The central contribution is a team‑task decomposition technique that transforms a single global RM describing the whole team’s objective into a collection of local RMs {R_i} for each agent i. Each agent is assigned a local event set Σ_i, a subset of the global event alphabet, representing the high‑level information that the agent can observe or influence. The authors formalize a state equivalence relation ∼_i that merges RM states indistinguishable under events outside Σ_i. Quotienting the global state space by ∼_i yields the local state space U_i of R_i. The resulting projected RM preserves the original task’s logical structure (bisimulation) while containing only the events relevant to agent i.

Under this decomposition, the authors prove two key theoretical results: (1) Completeness – if every agent successfully completes its local RM, then the joint execution necessarily satisfies the original global RM, guaranteeing that decentralized learning of sub‑tasks yields a correct team behavior; (2) Value bounds – for undiscounted rewards (γ = 1), the sum of local value functions provides provable lower and upper bounds on the global value function, quantifying how close the decentralized solution can get to the optimal centralized solution.

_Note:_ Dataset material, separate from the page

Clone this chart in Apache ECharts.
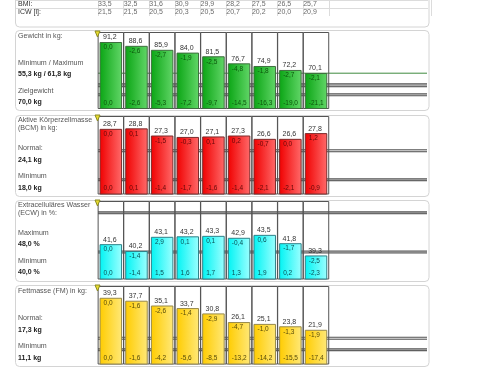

Building on the decomposition, the paper proposes a decentralized Q‑learning algorithm (Dec‑QRM). Each agent i runs QRM on its local RM R_i, using only its own local state s_i, its current RM state u_i, and the events returned by its local labeling function L_i(s_i, u_i). After taking an action, the agent observes the next local state, obtains the event set, updates its RM state, receives the corresponding reward, and performs a TD update on q_{u_i}. Counterfactual updates are also performed for all other RM states, mirroring the original QRM’s ability to learn from a single transition across the entire RM. Crucially, agents never need to exchange raw state or action information; they only rely on the abstract events encoded in their local RMs, thereby mitigating non‑stationarity.

Empirical evaluation is conducted in three discrete domains: (a) a two‑agent “buttons” task, (b) a ten‑agent extension of the same task, and (c) an additional grid‑world scenario with multiple goals and obstacles. Results show that Dec‑QRM converges an order of magnitude faster than a centralized QRM in the two‑agent case. In the ten‑agent setting, neither the centralized learner nor hierarchical independent learners (h‑IL) nor IQL achieve task completion within the allotted training steps, whereas Dec‑QRM quickly learns a successful joint policy. Across all domains, Dec‑QRM attains higher final success rates while requiring far less inter‑agent communication.

The paper’s contributions can be summarized as follows:

1. A formal definition of RM‑based task decomposition for cooperative MARL, including an algorithmic construction of local equivalence relations and projected RMs.
2. Theoretical guarantees that local RM completion implies global task completion, and that local value functions bound the global value.
3. A decentralized Q‑learning algorithm that leverages counterfactual updates and operates solely on locally observable events, thereby addressing both coordination and non‑stationarity.
4. Comprehensive experiments demonstrating superior learning speed and robustness compared to centralized and existing decentralized baselines.

Limitations include the focus on discrete state and action spaces, reliance on manually designed labeling functions, and the assumption of a static team composition. Future work suggested by the authors involves extending the framework to continuous domains via function approximation, automating the construction of labeling functions, and handling dynamic team membership or partial‑observable settings.

In conclusion, by integrating Reward Machines as structured, decomposable representations of team objectives, the authors provide a powerful and theoretically grounded approach to cooperative MARL. Their method enables agents to learn independently yet cooperatively, achieving faster convergence and higher reliability without the communication overhead of centralized control. This work opens promising avenues for applying formal methods to large‑scale, real‑world multi‑robot or multi‑drone systems where coordinated task execution is essential.